NAS completed its feasibility study in the spring of 1993. Shortly thereafter, a bipartisan bill to create the NIE was introduced in the House, with over 100 co-sponsors.  However, significant changes occurred in the U.S. Congress after the midterm elections later that year. Due to changing priorities and the federal agency landscape at that time, the bill did not pass. In response to these new political realities, we convened a board-staff retreat that was held at Airlie Conference Center in Warrenton, Virginia. At that meeting, CNIE was renamed to the National Council for Science and the Environment (NCSE), rededicating itself to its core mission of improving the scientific basis of environmental decision-making. By then, there was significant rethinking of how best to advance the organization’s goals within the federal government, working in close partnership with national, state, and local agencies.

Among the early decisions made by the NCSE Board of Directors, NCSE revived its relationship with federal agencies, especially those that had environmental, energy, and natural resource management mandates. Many long-term institutional relationships were established, bringing necessary academic and research community support for federal agencies during the agencies’ oversight and budgetary hearings in the U.S. Congress. Equally importantly, NCSE made a commitment to host annual conferences on key environmental issues, focusing on scientific, technological, and societal solutions. NCSE has done so for 19 years in strong consultation with, and support from, various federal agencies.

The inaugural NCSE Annual Conference took place January 27–28, 2000, at the historic National Academy of Sciences building on Constitution Avenue. At this inaugural conference, NCSE initiated the John H. Chafee Memorial Lecture in honor of the late senator from Rhode Island. The lecture was graced by the presence of two distinguished speakers, Drs. Sherwood Rowland and Mario Molina, who shared the 1995 Nobel Prize in Chemistry for their discovery of stratospheric ozone depletion from chlorofluorocarbons (CFCs).    

NCSE Directors
From left to right: Senator Lincoln D. Chafee, Dr. A. Karim Ahmed, Dr. Mario J. Molina, Mrs. John H. Chafee, and Dr. F. Sherwood Rowland at the inaugural John H. Chafee Memorial Lecture in 2000.

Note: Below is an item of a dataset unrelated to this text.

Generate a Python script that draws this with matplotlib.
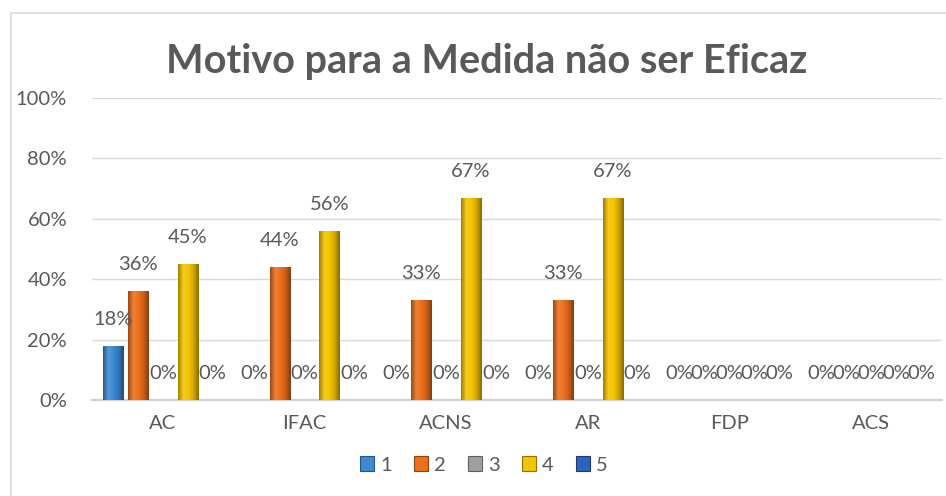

Over the years, the NCSE Annual Conferences have been well attended and supported by scientists and educators of NCSE Member Institutions, as well as representatives of government agencies, research institutions, nonprofit organizations, and the private sector. In addition, NCSE founded and coordinated a number of academic-oriented activities for its Member Institutions. 

As we approach the 30th anniversary of NCSE and reflect on its compelling history, it is undeniable that the organization has proven to be significantly beneficial to many individuals and institutions that prioritize the use of science to inform environmental decision-making. It is evident that the need for NCSE to continue executing the work articulated through its longstanding mission has never been more acute than it is today. We are faced with unprecedented challenges that transcend borders and touch all parts of the world, its natural ecosystem, and its human-built environment. 

Today, NCSE continues to build bridges between many sectors of our society and remains dedicated to engaging scientists, decision-makers, and the public to ensure that all stakeholders come together at the table where decisions are made. Through building these bridges, NCSE strives to ensure that sound scientific knowledge informs environmental decisions for lasting, durable policies. NCSE advances its work with a priority for not engaging in politics or the politicization of science and as such, remains a trusted, credible institution. In doing so, NCSE will energize and inspire its community to demand that science be reinserted where it rightfully belongs—at the very heart of environmental decision-making at all levels of government and society.

Previous NCSE Annual Conference
Participants in the Roundtable Discussion at the 3rd National Conference: Education for a Sustainable and Secure Future.